--- Given data ---

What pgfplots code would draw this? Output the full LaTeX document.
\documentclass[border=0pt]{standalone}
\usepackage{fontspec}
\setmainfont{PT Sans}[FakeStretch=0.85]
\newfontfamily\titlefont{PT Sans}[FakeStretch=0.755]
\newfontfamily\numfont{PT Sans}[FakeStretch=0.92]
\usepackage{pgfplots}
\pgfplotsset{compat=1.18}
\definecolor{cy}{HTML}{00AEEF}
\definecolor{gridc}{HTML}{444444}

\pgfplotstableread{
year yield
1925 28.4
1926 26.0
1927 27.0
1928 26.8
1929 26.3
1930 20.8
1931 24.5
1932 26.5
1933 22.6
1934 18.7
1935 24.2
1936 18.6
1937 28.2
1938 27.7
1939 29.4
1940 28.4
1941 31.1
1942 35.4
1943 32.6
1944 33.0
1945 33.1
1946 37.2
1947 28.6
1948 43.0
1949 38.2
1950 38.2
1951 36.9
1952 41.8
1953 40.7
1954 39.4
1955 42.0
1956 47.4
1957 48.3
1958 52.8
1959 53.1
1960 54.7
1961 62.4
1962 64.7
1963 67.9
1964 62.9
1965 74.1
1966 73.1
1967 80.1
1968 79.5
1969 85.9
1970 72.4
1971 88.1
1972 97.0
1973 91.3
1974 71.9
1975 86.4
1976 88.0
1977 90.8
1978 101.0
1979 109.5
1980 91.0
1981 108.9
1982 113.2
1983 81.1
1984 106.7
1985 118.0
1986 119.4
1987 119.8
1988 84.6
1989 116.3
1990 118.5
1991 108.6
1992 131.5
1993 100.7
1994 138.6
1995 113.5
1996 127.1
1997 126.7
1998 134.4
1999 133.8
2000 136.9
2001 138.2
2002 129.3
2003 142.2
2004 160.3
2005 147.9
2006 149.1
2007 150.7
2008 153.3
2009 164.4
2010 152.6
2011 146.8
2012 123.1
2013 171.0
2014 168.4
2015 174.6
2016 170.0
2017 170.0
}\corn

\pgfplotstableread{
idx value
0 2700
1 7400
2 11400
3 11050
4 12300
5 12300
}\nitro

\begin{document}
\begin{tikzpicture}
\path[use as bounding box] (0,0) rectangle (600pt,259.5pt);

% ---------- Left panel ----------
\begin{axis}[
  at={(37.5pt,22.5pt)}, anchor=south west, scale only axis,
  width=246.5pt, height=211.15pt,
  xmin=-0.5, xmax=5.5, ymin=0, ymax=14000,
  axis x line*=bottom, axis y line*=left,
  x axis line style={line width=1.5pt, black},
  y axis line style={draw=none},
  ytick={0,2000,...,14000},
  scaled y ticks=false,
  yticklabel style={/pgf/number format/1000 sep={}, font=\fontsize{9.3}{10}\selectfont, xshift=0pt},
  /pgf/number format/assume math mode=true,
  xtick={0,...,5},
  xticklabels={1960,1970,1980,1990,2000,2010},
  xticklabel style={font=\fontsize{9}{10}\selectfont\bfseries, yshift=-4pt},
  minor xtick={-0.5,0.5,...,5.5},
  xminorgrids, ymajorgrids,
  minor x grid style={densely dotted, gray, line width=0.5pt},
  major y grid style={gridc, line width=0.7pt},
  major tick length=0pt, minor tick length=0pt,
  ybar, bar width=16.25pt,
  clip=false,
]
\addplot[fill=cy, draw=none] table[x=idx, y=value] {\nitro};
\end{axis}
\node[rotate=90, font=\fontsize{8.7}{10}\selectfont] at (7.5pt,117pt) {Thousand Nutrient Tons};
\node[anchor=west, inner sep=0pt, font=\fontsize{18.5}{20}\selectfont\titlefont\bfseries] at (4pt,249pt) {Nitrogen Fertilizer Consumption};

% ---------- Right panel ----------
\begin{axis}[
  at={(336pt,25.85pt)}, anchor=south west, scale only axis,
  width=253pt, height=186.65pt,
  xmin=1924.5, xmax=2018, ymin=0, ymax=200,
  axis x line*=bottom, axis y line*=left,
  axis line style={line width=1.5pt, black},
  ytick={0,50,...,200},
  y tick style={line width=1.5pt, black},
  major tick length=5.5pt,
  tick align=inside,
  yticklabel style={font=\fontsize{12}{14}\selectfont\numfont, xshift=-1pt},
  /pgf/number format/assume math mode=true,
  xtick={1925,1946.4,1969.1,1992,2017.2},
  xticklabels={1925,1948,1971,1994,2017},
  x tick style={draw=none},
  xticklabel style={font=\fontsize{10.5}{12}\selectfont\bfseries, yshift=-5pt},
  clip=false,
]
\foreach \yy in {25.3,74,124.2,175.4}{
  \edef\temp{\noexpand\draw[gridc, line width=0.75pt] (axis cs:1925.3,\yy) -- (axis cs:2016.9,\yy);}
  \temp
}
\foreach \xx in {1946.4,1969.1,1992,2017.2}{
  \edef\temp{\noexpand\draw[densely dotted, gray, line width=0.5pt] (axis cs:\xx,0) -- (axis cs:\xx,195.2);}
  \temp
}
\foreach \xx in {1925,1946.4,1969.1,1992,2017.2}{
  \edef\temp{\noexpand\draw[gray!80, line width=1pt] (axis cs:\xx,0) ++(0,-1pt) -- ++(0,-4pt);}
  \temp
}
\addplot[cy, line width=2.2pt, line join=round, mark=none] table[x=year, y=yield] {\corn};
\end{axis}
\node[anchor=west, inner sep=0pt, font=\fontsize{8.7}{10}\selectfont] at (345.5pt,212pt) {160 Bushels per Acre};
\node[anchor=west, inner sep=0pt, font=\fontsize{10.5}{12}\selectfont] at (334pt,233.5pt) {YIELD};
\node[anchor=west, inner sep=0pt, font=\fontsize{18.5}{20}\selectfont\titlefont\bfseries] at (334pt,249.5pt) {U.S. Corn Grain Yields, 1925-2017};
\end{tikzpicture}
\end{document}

---

▶ **Work to be completed**: Write out every line exactly as it stands.

▶ **Answer to this exercise**:
What pgfplots code would draw this? Output the full LaTeX document.
\documentclass[border=0pt]{standalone}
\usepackage{fontspec}
\setmainfont{PT Sans}[FakeStretch=0.85]
\newfontfamily\titlefont{PT Sans}[FakeStretch=0.755]
\newfontfamily\numfont{PT Sans}[FakeStretch=0.92]
\usepackage{pgfplots}
\pgfplotsset{compat=1.18}
\definecolor{cy}{HTML}{00AEEF}
\definecolor{gridc}{HTML}{444444}

\pgfplotstableread{
year yield
1925 28.4
1926 26.0
1927 27.0
1928 26.8
1929 26.3
1930 20.8
1931 24.5
1932 26.5
1933 22.6
1934 18.7
1935 24.2
1936 18.6
1937 28.2
1938 27.7
1939 29.4
1940 28.4
1941 31.1
1942 35.4
1943 32.6
1944 33.0
1945 33.1
1946 37.2
1947 28.6
1948 43.0
1949 38.2
1950 38.2
1951 36.9
1952 41.8
1953 40.7
1954 39.4
1955 42.0
1956 47.4
1957 48.3
1958 52.8
1959 53.1
1960 54.7
1961 62.4
1962 64.7
1963 67.9
1964 62.9
1965 74.1
1966 73.1
1967 80.1
1968 79.5
1969 85.9
1970 72.4
1971 88.1
1972 97.0
1973 91.3
1974 71.9
1975 86.4
1976 88.0
1977 90.8
1978 101.0
1979 109.5
1980 91.0
1981 108.9
1982 113.2
1983 81.1
1984 106.7
1985 118.0
1986 119.4
1987 119.8
1988 84.6
1989 116.3
1990 118.5
1991 108.6
1992 131.5
1993 100.7
1994 138.6
1995 113.5
1996 127.1
1997 126.7
1998 134.4
1999 133.8
2000 136.9
2001 138.2
2002 129.3
2003 142.2
2004 160.3
2005 147.9
2006 149.1
2007 150.7
2008 153.3
2009 164.4
2010 152.6
2011 146.8
2012 123.1
2013 171.0
2014 168.4
2015 174.6
2016 170.0
2017 170.0
}\corn

\pgfplotstableread{
idx value
0 2700
1 7400
2 11400
3 11050
4 12300
5 12300
}\nitro

\begin{document}
\begin{tikzpicture}
\path[use as bounding box] (0,0) rectangle (600pt,259.5pt);

% ---------- Left panel ----------
\begin{axis}[
  at={(37.5pt,22.5pt)}, anchor=south west, scale only axis,
  width=246.5pt, height=211.15pt,
  xmin=-0.5, xmax=5.5, ymin=0, ymax=14000,
  axis x line*=bottom, axis y line*=left,
  x axis line style={line width=1.5pt, black},
  y axis line style={draw=none},
  ytick={0,2000,...,14000},
  scaled y ticks=false,
  yticklabel style={/pgf/number format/1000 sep={}, font=\fontsize{9.3}{10}\selectfont, xshift=0pt},
  /pgf/number format/assume math mode=true,
  xtick={0,...,5},
  xticklabels={1960,1970,1980,1990,2000,2010},
  xticklabel style={font=\fontsize{9}{10}\selectfont\bfseries, yshift=-4pt},
  minor xtick={-0.5,0.5,...,5.5},
  xminorgrids, ymajorgrids,
  minor x grid style={densely dotted, gray, line width=0.5pt},
  major y grid style={gridc, line width=0.7pt},
  major tick length=0pt, minor tick length=0pt,
  ybar, bar width=16.25pt,
  clip=false,
]
\addplot[fill=cy, draw=none] table[x=idx, y=value] {\nitro};
\end{axis}
\node[rotate=90, font=\fontsize{8.7}{10}\selectfont] at (7.5pt,117pt) {Thousand Nutrient Tons};
\node[anchor=west, inner sep=0pt, font=\fontsize{18.5}{20}\selectfont\titlefont\bfseries] at (4pt,249pt) {Nitrogen Fertilizer Consumption};

% ---------- Right panel ----------
\begin{axis}[
  at={(336pt,25.85pt)}, anchor=south west, scale only axis,
  width=253pt, height=186.65pt,
  xmin=1924.5, xmax=2018, ymin=0, ymax=200,
  axis x line*=bottom, axis y line*=left,
  axis line style={line width=1.5pt, black},
  ytick={0,50,...,200},
  y tick style={line width=1.5pt, black},
  major tick length=5.5pt,
  tick align=inside,
  yticklabel style={font=\fontsize{12}{14}\selectfont\numfont, xshift=-1pt},
  /pgf/number format/assume math mode=true,
  xtick={1925,1946.4,1969.1,1992,2017.2},
  xticklabels={1925,1948,1971,1994,2017},
  x tick style={draw=none},
  xticklabel style={font=\fontsize{10.5}{12}\selectfont\bfseries, yshift=-5pt},
  clip=false,
]
\foreach \yy in {25.3,74,124.2,175.4}{
  \edef\temp{\noexpand\draw[gridc, line width=0.75pt] (axis cs:1925.3,\yy) -- (axis cs:2016.9,\yy);}
  \temp
}
\foreach \xx in {1946.4,1969.1,1992,2017.2}{
  \edef\temp{\noexpand\draw[densely dotted, gray, line width=0.5pt] (axis cs:\xx,0) -- (axis cs:\xx,195.2);}
  \temp
}
\foreach \xx in {1925,1946.4,1969.1,1992,2017.2}{
  \edef\temp{\noexpand\draw[gray!80, line width=1pt] (axis cs:\xx,0) ++(0,-1pt) -- ++(0,-4pt);}
  \temp
}
\addplot[cy, line width=2.2pt, line join=round, mark=none] table[x=year, y=yield] {\corn};
\end{axis}
\node[anchor=west, inner sep=0pt, font=\fontsize{8.7}{10}\selectfont] at (345.5pt,212pt) {160 Bushels per Acre};
\node[anchor=west, inner sep=0pt, font=\fontsize{10.5}{12}\selectfont] at (334pt,233.5pt) {YIELD};
\node[anchor=west, inner sep=0pt, font=\fontsize{18.5}{20}\selectfont\titlefont\bfseries] at (334pt,249.5pt) {U.S. Corn Grain Yields, 1925-2017};
\end{tikzpicture}
\end{document}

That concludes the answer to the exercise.